Coca-Cola Co reported a better-than-expected quarterly profit on Tuesday, as growth in markets such as India and China helped offset the impact of the stronger U.S. dollar.

The world's largest soft-drink maker earned $2.04 billion, or 88 cents per share, in the second quarter, ended July 3, compared with $1.42 billion, or 61 cents per share, a year earlier.

Excluding items, profit fell 9 percent to 92 cents per share, topping analysts' average forecast of 89 cents per share, according to Reuters Estimates.

Coke's shares rose more than 1 percent in premarket trade before retreating, falling 13 cents to $50.90.

Operating revenue fell 9 percent to $8.27 billion, hurt by the stronger U.S. dollar which reduced the value of international sales. Sales by volume rose 4 percent.

Atlanta-based Coca-Cola's broad geographic footprint, especially in developing markets such as India and China, has helped it weather an industry-wide slowdown in the United States.
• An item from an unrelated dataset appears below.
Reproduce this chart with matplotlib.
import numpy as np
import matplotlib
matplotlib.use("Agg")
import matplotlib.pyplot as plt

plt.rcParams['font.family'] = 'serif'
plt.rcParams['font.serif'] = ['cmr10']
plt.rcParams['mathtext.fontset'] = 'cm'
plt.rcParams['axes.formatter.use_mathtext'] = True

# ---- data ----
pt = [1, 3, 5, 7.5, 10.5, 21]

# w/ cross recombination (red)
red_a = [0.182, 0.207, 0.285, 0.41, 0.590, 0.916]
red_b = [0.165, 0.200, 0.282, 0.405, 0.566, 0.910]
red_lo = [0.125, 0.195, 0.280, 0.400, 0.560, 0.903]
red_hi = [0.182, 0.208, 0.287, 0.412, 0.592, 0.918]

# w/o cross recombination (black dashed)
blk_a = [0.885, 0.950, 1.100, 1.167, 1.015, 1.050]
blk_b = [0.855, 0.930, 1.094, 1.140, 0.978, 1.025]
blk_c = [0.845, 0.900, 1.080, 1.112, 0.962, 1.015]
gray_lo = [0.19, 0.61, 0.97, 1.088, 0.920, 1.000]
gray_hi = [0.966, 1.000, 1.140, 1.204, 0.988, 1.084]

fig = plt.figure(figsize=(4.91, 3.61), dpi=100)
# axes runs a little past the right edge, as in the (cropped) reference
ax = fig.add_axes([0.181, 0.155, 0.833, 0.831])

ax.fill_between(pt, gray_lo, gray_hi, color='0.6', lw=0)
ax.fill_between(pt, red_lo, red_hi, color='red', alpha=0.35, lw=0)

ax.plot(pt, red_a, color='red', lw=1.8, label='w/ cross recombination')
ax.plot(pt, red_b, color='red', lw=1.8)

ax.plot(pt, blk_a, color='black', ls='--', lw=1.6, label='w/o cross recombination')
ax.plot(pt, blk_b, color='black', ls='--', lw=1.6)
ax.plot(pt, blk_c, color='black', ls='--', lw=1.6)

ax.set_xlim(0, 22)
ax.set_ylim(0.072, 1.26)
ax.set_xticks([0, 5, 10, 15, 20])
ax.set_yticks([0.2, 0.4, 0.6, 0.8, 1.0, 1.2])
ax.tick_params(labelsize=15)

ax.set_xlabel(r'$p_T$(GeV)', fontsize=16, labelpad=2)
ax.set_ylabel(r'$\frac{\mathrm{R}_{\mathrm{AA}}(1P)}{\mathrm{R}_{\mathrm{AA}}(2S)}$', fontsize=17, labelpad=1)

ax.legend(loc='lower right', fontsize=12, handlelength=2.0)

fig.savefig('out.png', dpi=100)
Coke gets the bulk of its revenue from abroad, where soft-drink sales are still growing despite the weak global economy.

Volume fell 1 percent in North America but rose 5 percent internationally. Volume jumped 33 percent in India and 14 percent in China. International sales growth overall had been in the 5-percent-to-7-percent range last year.
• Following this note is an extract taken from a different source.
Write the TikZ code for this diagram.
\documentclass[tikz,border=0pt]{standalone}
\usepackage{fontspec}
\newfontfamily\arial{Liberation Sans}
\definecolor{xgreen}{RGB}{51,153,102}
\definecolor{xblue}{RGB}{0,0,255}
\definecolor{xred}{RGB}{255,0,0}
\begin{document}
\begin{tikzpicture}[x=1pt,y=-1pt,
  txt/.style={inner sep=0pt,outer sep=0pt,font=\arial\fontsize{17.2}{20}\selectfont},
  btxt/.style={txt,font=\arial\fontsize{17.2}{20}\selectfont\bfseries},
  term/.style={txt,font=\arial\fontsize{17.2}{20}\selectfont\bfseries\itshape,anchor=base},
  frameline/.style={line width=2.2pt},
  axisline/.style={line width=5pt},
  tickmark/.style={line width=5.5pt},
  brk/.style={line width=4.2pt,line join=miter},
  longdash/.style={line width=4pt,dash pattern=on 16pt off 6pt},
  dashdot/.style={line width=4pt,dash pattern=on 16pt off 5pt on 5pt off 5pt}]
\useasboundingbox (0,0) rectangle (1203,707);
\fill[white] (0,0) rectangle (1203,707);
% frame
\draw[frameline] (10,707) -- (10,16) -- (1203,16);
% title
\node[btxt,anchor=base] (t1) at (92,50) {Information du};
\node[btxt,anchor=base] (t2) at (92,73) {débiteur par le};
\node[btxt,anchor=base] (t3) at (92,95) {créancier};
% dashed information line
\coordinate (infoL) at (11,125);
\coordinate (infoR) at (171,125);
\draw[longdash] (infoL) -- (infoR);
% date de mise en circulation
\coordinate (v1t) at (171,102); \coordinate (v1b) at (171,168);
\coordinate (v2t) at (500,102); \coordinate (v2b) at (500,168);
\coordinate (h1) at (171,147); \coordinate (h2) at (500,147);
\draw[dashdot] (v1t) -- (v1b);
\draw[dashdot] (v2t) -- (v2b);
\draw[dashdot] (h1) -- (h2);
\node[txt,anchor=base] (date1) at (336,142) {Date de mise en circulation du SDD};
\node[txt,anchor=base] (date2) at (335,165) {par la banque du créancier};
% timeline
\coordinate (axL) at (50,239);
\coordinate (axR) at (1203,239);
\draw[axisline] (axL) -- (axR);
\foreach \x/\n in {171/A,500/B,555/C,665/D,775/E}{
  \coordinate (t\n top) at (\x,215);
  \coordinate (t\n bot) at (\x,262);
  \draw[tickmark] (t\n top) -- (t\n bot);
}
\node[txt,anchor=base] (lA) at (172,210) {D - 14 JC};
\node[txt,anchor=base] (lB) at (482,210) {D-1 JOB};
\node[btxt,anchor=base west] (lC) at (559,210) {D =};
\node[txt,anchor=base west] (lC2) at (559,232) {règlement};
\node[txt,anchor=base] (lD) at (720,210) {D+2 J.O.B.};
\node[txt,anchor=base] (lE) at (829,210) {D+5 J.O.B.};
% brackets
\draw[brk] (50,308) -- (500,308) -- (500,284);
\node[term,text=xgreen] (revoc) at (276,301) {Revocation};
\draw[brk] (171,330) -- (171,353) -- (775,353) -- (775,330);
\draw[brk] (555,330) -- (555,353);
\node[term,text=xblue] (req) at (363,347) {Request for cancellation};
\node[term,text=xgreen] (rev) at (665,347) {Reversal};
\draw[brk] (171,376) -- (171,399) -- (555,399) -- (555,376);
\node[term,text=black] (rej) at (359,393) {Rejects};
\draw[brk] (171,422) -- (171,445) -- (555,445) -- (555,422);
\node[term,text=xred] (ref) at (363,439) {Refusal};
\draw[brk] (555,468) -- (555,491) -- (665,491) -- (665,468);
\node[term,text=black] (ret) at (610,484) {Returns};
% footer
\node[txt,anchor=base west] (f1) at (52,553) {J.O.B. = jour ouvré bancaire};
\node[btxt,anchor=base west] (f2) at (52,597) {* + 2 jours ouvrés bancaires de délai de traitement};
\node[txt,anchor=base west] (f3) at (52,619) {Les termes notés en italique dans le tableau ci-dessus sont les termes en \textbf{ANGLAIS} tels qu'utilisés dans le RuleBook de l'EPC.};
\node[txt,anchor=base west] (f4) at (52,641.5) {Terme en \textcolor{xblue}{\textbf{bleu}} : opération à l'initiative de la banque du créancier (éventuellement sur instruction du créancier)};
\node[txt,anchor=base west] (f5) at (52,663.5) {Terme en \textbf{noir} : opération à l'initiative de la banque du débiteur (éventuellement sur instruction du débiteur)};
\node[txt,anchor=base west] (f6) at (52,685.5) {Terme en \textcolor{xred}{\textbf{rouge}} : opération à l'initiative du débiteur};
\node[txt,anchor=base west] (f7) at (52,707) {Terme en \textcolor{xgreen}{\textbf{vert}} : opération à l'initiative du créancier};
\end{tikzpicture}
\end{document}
The future of Coke's North American business model, through which it sells drink concentrate to a network of independent bottlers that in turn bottle and distribute the drinks, has been called into question after rival PepsiCo Inc launched a takeover bid for its two biggest bottlers.
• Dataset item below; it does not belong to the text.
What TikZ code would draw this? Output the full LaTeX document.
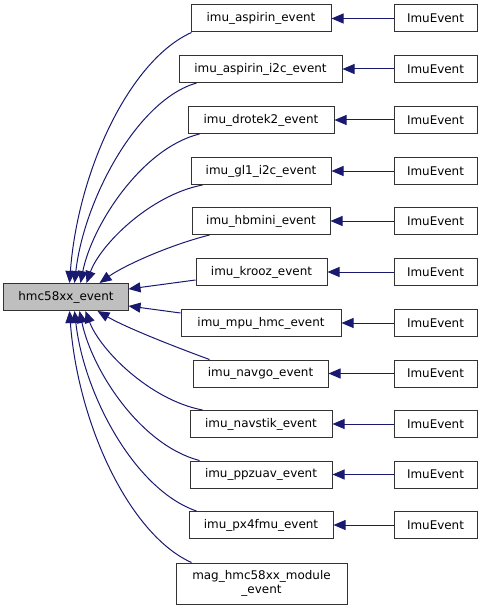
\documentclass[tikz,border=0pt]{standalone}
\usepackage{fontspec}
\setmainfont{DejaVu Sans}
\usetikzlibrary{arrows.meta,calc}
\definecolor{edgeblue}{HTML}{191970}
\begin{document}
\begin{tikzpicture}[x=1bp,y=-1bp,
  box/.style={draw=black!80,line width=1bp,fill=white,inner sep=0pt,minimum height=27bp,font=\fontsize{12}{14}\selectfont,align=center},
  mainbox/.style={box,fill=black!25},
  edge/.style={draw=edgeblue,line width=1bp,{Triangle[length=12bp,width=10bp]}-}]
\useasboundingbox (0,0) rectangle (483,611);
\node[mainbox,minimum width=124bp] (main) at (66,297) {hmc58xx\_event};
\node[box,minimum width=140bp] (asp) at (261,18.5) {imu\_aspirin\_event};
\node[box,minimum width=163bp] (aspi) at (260.5,69) {imu\_aspirin\_i2c\_event};
\node[box,minimum width=146bp] (dro) at (261,120) {imu\_drotek2\_event};
\node[box,minimum width=140bp] (gl) at (261,171) {imu\_gl1\_i2c\_event};
\node[box,minimum width=138bp] (hbm) at (261,221) {imu\_hbmini\_event};
\node[box,minimum width=131bp] (kro) at (261.5,272) {imu\_krooz\_event};
\node[box,minimum width=160bp] (mpu) at (261,323) {imu\_mpu\_hmc\_event};
\node[box,minimum width=135bp] (nvg) at (260.5,373.5) {imu\_navgo\_event};
\node[box,minimum width=142bp] (nvs) at (261,424) {imu\_navstik\_event};
\node[box,minimum width=142bp] (ppz) at (261,474.5) {imu\_ppzuav\_event};
\node[box,minimum width=144bp] (px4) at (261,525) {imu\_px4fmu\_event};
\node[box,minimum width=171bp,minimum height=41bp] (mag) at (261.5,583.5) {mag\_hmc58xx\_module\\\_event};
\foreach \n/\y in {e1/18.5,e2/69,e3/120,e4/171,e5/221,e6/272,e7/323,e8/373.5,e9/424,e10/474.5,e11/525}
  \node[box,minimum width=83bp] (\n) at (435.5,\y) {ImuEvent};
\foreach \a/\b in {asp/e1,aspi/e2,dro/e3,gl/e4,hbm/e5,kro/e6,mpu/e7,nvg/e8,nvs/e9,ppz/e10,px4/e11}
  \draw[edge] (\a.east) -- (\b.west);
% curves into main node
\draw[edge] ($(main.north west)+(66,0)$) .. controls (78,170) and (130,60) .. ($(asp.south west)+(1,0)$);
\draw[edge] ($(main.north west)+(71,0)$) .. controls (84,200) and (137,100) .. ($(aspi.south west)+(18,0)$);
\draw[edge] ($(main.north west)+(77,0)$) .. controls (92,225) and (142,148) .. ($(dro.south west)+(12,0)$);
\draw[edge] ($(main.north west)+(83,0)$) .. controls (100,245) and (150,195) .. ($(gl.south west)+(12,0)$);
\draw[edge] ($(main.north west)+(96,0)$) .. controls (125,265) and (170,245) .. ($(hbm.south west)+(18,0)$);
\draw[edge] ($(main.east)+(0,-8)$) -- ($(kro.west)+(0,8)$);
\draw[edge] ($(main.east)+(0,9)$) -- ($(mpu.west)+(0,-10)$);
\draw[edge] ($(main.south west)+(94,0)$) .. controls (125,327) and (170,345) .. ($(nvg.north west)+(17,0)$);
\draw[edge] ($(main.south west)+(82,0)$) .. controls (100,350) and (150,400) .. ($(nvs.north west)+(13,0)$);
\draw[edge] ($(main.south west)+(76,0)$) .. controls (92,370) and (140,445) .. ($(ppz.north west)+(10,0)$);
\draw[edge] ($(main.south west)+(71,0)$) .. controls (84,395) and (135,490) .. ($(px4.north west)+(8,0)$);
\draw[edge] ($(main.south west)+(66,0)$) .. controls (78,425) and (130,535) .. ($(mag.north west)+(16,0)$);
\end{tikzpicture}
\end{document}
We believe our unique global franchise model is the best way to win in the market, Coke Chief Executive Muhtar Kent said in a statement on Tuesday.

Kent has several times defended the company's franchise model, but analysts have said that if PepsiCo succeeds in its bid, Coke may have to follow suit to erase what would likely be a large competitive disadvantage.

Coke does not provide specific earnings forecasts, but said in April it was looking to reach its long-term target of 3-percent-to-4-percent volume growth and high single-digit earnings-per-share growth this year.